The Handicaps: you.are.a.walking.clothes hanger. you follow her around and she'll keep throwing you things she's gonna try later. if she's the rude type; then FYL, but then you have to be understanding. she's handicapped. doesnt have hands. if she had a choice, she'll be in a wheelchair, but she's not in a wheelchair because it'll be troublesome, cos the way to B1, there's no lift. only stairs.

in any case salespeople; look on e bright side: commission. force her into buying. unless you're a partimer, then it just completely sucks to be you, ya know?

The Rusty/Faded Stars (a.k.a star karat) Overtimers: these starshardworking shoppers stay on long after your closing hours. still shopping. even after you're done with your retail standards. they usually come 5 minutes or 10minutes before closing time and start some serious shopping. if you're standing at the entrance, for the sake of all that is holy and your  colleagues, start to slam the door in their faces and then scream "CLOSED!! BYEEE!" then start running away from the door and pray in the fitting rooms. pray they wont come in and make you stay on 1/2 hr longer than necessary.

in any case salespeople; i'm sorry. idk what to say for this. 

The Aimless: now this, these are an interesting, mysterious breed of shoppers. imagine yourself doing the recovery/floating back of clothes from the fitting room back to the shopfloor. you turn one dark corner where people usually dont linger because there's only jeans there or whatever.. imagine its an aisle. The Aimless is just standing there in the middle, wide-eyed staring. she doesnt move, you freak, but you do not show, because why? its a shop. not a horror movie. you smile, but she just follows you with her eyes, and then it feels surreal so you quickly move away.

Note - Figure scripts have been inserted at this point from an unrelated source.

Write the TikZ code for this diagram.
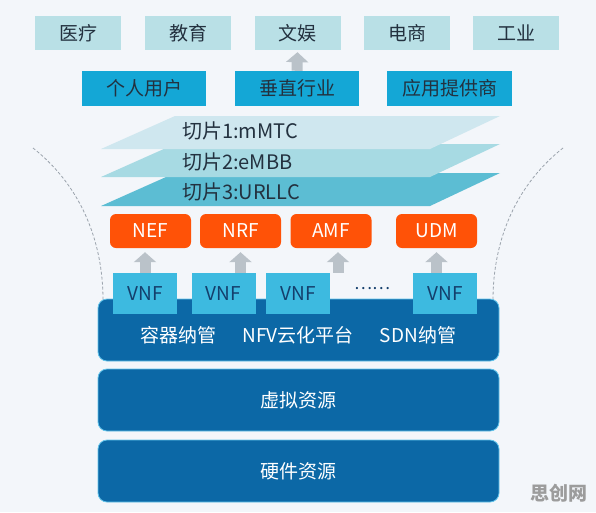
\documentclass[tikz,border=0pt]{standalone}
\usepackage{fontspec}
\setmainfont{Noto Sans CJK SC}
\usetikzlibrary{arrows.meta}

\definecolor{bgcol}{HTML}{F3F6FA}
\definecolor{tealbox}{HTML}{B9E0E6}
\definecolor{cyanbox}{HTML}{14A7D6}
\definecolor{slicea}{HTML}{CFE7EF}
\definecolor{sliceb}{HTML}{A7DAE3}
\definecolor{slicec}{HTML}{5CBDD3}
\definecolor{nfcol}{HTML}{FF5207}
\definecolor{vnfcol}{HTML}{3DBAE0}
\definecolor{corecol}{HTML}{0C68A6}
\definecolor{edgecol}{HTML}{62C4EA}
\definecolor{arrcol}{HTML}{BAC2C9}
\definecolor{guidecol}{HTML}{9AA3AC}
\definecolor{inkcol}{HTML}{23313F}
\definecolor{navycol}{HTML}{143F6C}
\definecolor{markcol}{HTML}{9C9C9C}

\tikzset{
  txt/.style={font=\fontsize{19}{22}\selectfont},
  scenebox/.style={txt, fill=tealbox, text=inkcol, minimum width=86pt, minimum height=34pt, inner sep=0pt},
  userbox/.style={txt, fill=cyanbox, text=inkcol, minimum width=124.5pt, minimum height=35pt, inner sep=0pt},
  nfbox/.style={txt, fill=nfcol, text=white, rounded corners=6pt, minimum width=81pt, minimum height=34pt, inner sep=0pt},
  vnfbox/.style={txt, fill=vnfcol, text=navycol, minimum width=64pt, minimum height=41pt, inner sep=0pt},
  layerbox/.style={txt, fill=corecol, draw=edgecol, line width=0.8pt, rounded corners=9pt, minimum width=401pt, minimum height=62pt, inner sep=0pt, text=white},
  corelbl/.style={txt, text=white, inner sep=0pt},
  slicelbl/.style={font=\fontsize{20}{23}\selectfont, anchor=west, text=inkcol, inner sep=0pt},
  uparrow/.style={draw=arrcol, line width=11pt, -{Triangle[width=22pt,length=10pt]}},
  guide/.style={draw=guidecol, dash pattern=on 3pt off 2pt, line width=0.8pt}
}

\begin{document}
\begin{tikzpicture}[x=1pt, y=-1pt]
\fill[bgcol] (0,0) rectangle (596,512);
\useasboundingbox (0,0) rectangle (596,512);
%guides
\draw[guide] (33,148) .. controls (80,185) and (103,240) .. (103,300);
\draw[guide] (563,148) .. controls (516,185) and (493,240) .. (493,300);
%scenes
\node[scenebox] (med) at (78,33) {医疗};
\node[scenebox] (edu) at (188,33) {教育};
\node[scenebox] (ent) at (297.5,33) {文娱};
\node[scenebox] (shop) at (407,33) {电商};
\node[scenebox] (ind) at (516,33) {工业};
%users
\node[userbox] (usr) at (144,88.5) {个人用户};
\node[userbox] (vert) at (297,88.5) {垂直行业};
\node[userbox] (app) at (449.5,88.5) {应用提供商};
\draw[uparrow, shorten >=2pt] (vert.north) -- (ent.south);
%slices
\fill[slicec] (175,173) -- (500,173) -- (430,206) -- (101,206) -- cycle;
\fill[sliceb] (175,144) -- (500,144) -- (430,177) -- (101,177) -- cycle;
\fill[slicea] (175,116) -- (500,116) -- (430,149) -- (101,149) -- cycle;
\node[slicelbl] (sla) at (182,131) {切片1:mMTC};
\node[slicelbl] (slb) at (182,162) {切片2:eMBB};
\node[slicelbl] (slc) at (182,192) {切片3:URLLC};
%network functions
\node[nfbox] (nef) at (150.5,231) {NEF};
\node[nfbox] (nrf) at (240.5,231) {NRF};
\node[nfbox] (amf) at (331,231) {AMF};
\node[nfbox] (udm) at (436.5,231) {UDM};
%layers
\node[layerbox] (core) at (298.5,330) {};
\node[layerbox] (virt) at (298.5,400) {虚拟资源};
\node[layerbox] (hw) at (298.5,471) {硬件资源};
\node[corelbl] (ctr) at (178.6,335) {容器纳管};
\node[corelbl] (nfv) at (298,335) {NFV云化平台};
\node[corelbl] (sdn) at (418,335) {SDN纳管};
%vnf
\node[vnfbox] (vnfa) at (145,293.5) {VNF};
\node[vnfbox] (vnfb) at (223.5,293.5) {VNF};
\node[vnfbox] (vnfc) at (298,293.5) {VNF};
\node[vnfbox] (vnfd) at (445,293.5) {VNF};
\node[font=\fontsize{17}{20}\selectfont, text=navycol, inner sep=0pt] (dots) at (372,289) {……};
\draw[uparrow, shorten >=4pt] (vnfa.north) -- (vnfa.north |- nef.south);
\draw[uparrow, shorten >=4pt] (nrf.south |- vnfb.north) -- (nrf.south);
\draw[uparrow, shorten >=4pt] ([xshift=7pt]amf.south |- vnfc.north) -- ([xshift=7pt]amf.south);
\draw[uparrow, shorten >=4pt] (udm.south |- vnfd.north) -- (udm.south);
%mark
\node[font=\fontsize{19}{22}\selectfont\bfseries, text=markcol, inner sep=0pt] (mark) at (559,493) {思创网};
\end{tikzpicture}
\end{document}
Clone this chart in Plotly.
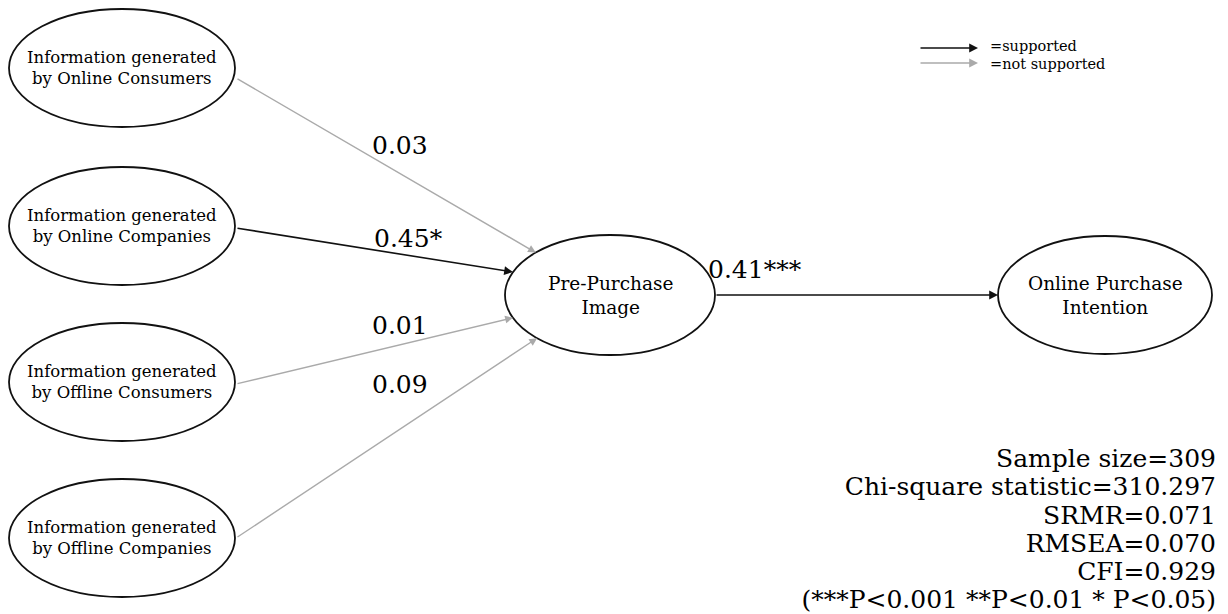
import math
import plotly.graph_objects as go

# ---------------- data ----------------
exogenous_labels = [
    "Information generated<br>by Online Consumers",
    "Information generated<br>by Online Companies",
    "Information generated<br>by Offline Consumers",
    "Information generated<br>by Offline Companies",
]
path_coefs = [0.03, 0.45, 0.01, 0.09]
path_sig = ["", "*", "", ""]
path_supported = [False, True, False, False]

mediator_label = "Pre-Purchase<br>Image"
outcome_label = "Online Purchase<br>Intention"
mediator_coef = 0.41
mediator_sig = "***"
mediator_supported = True

fit_labels = ["Sample size", "Chi-square statistic", "SRMR", "RMSEA", "CFI"]
fit_values = ["309", "310.297", "0.071", "0.070", "0.929"]
sig_note = "(***P<0.001 **P<0.01 * P<0.05)"

legend_labels = ["=supported", "=not supported"]

# ---------------- layout constants ----------------
W, H = 1228, 614
FONT = "DejaVu Serif"
BLACK = "#111111"
GRAY = "#aaaaaa"

src_cx, src_rx, src_ry = 122, 113, 59
src_cy = [68, 226, 382, 538]
src_dy = [10, 2, 2, 0]
med_cx, med_cy, med_rx, med_ry = 610, 295, 105, 60
out_cx, out_cy, out_rx, out_ry = 1105, 295, 107, 59
end_angles = [225, 202.5, 157.7, 134]
label_pos = [(400, 145), (408, 238), (400, 325), (400, 384)]

fig = go.Figure()
shapes = []
annotations = []


def ellipse(cx, cy, rx, ry):
    shapes.append(dict(type="circle", xref="x", yref="y",
                       x0=cx - rx, x1=cx + rx, y0=cy - ry, y1=cy + ry,
                       line=dict(color=BLACK, width=1.8), fillcolor="rgba(0,0,0,0)"))


def arrow(x0, y0, x1, y1, color, width):
    annotations.append(dict(x=x1, y=y1, ax=x0, ay=y0, xref="x", yref="y",
                            axref="x", ayref="y", text="", showarrow=True,
                            arrowhead=2, arrowsize=1.1, arrowwidth=width,
                            arrowcolor=color, standoff=0, startstandoff=0))


def text(x, y, s, size, xanchor="center"):
    annotations.append(dict(x=x, y=y, xref="x", yref="y", text=s, showarrow=False,
                            xanchor=xanchor, yanchor="middle", borderpad=0,
                            font=dict(family=FONT, size=size, color="#000000")))


for i, lab in enumerate(exogenous_labels):
    cy = src_cy[i]
    ellipse(src_cx, cy, src_rx, src_ry)
    text(src_cx, cy, lab, 16.5)
    a = math.radians(end_angles[i])
    ex = med_cx + med_rx * math.cos(a)
    ey = med_cy + med_ry * math.sin(a)
    sup = path_supported[i]
    arrow(src_cx + src_rx + 1, cy + src_dy[i], ex, ey,
          BLACK if sup else GRAY, 1.6 if sup else 1.4)
    lx, ly = label_pos[i]
    text(lx, ly, f"{path_coefs[i]:.2f}{path_sig[i]}", 25)

ellipse(med_cx, med_cy, med_rx, med_ry)
text(med_cx, med_cy, mediator_label, 18.5)
ellipse(out_cx, out_cy, out_rx, out_ry)
text(out_cx, out_cy, outcome_label, 18.5)
arrow(med_cx + med_rx, med_cy, out_cx - out_rx, out_cy,
      BLACK if mediator_supported else GRAY, 1.6)
text(755, 269, f"{mediator_coef:.2f}{mediator_sig}", 25)

# fit statistics (text trace, right-aligned)
fit_lines = [f"{l}={v}" for l, v in zip(fit_labels, fit_values)] + [sig_note]
fig.add_trace(go.Scatter(
    x=[1216] * len(fit_lines),
    y=[461 + k * 28.2 for k in range(len(fit_lines))],
    text=fit_lines, mode="text", textposition="middle left",
    textfont=dict(family=FONT, size=25, color="#000000"),
    hoverinfo="skip", showlegend=False,
))

# legend
arrow(919, 48, 978, 48, BLACK, 1.6)
arrow(919, 63, 978, 63, GRAY, 1.6)
text(989, 46, legend_labels[0], 14.5, xanchor="left")
text(989, 64, legend_labels[1], 14.5, xanchor="left")

fig.update_layout(
    width=W, height=H,
    margin=dict(l=0, r=0, t=0, b=0),
    paper_bgcolor="white", plot_bgcolor="white",
    xaxis=dict(range=[0, W], visible=False, fixedrange=True),
    yaxis=dict(range=[H, 0], visible=False, fixedrange=True),
    shapes=shapes, annotations=annotations, showlegend=False,
)

fig.write_html("out.html", config={"displayModeBar": False},
               post_script="document.body.style.margin='0';")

in any case salespeople; go home and pray. just cleanse yourself. those are some bad chakras you're shakin' girl.

The Greed-driven: the whole To-try rack in the fitting room is all hers… when she comes out in the end, out of the 30pcs she tried, she's only getting 2 pieces of the 2 for 20% basic tops. this is the part you wish you can set The Aimless on her, or maybe strangle her with that leopard printed new arrival skinny belt you have hanging on the New Arrivals rack. either way, get creative. Maybe do collaborations with The Aimless? if Aimless agrees to speak to you… or not.

in any case salespeople; urghhhh i dont knowwwww…

The Salsa Couple: these are freelance performers and entertainers and they do it F.O.C, so be entertained fellow salespeople. they're the female and male couple shoppers who's just passing by wishing to entertain you during your dull idle moments. they are always hugging each other, not really looking at the products, but pretending they are, they'll walk, hug, then do a turn while still hugging… then the girl will hold his hands and twirl because instead of accessories, she wants to look at shoes instead, which is to their backs. Beautiful Choreography. *claps*

in any case salespeople; doesnt matter if you're single or attached, please refrain from biting the leather bag at the accessories area because you're jealous. you want to twirl too? is that it?

Thats all the characters i've gathered so far..

and now.. i'm gonna eat, maybe wash up and finally hit the notes for tomorrow. SIGH. cant believe i procrastinated the whole day, but well, believe it. because i have 3 whole blog entries as proof and pages and pages of writing. -.- and oh– i dunno what else i did. gosh.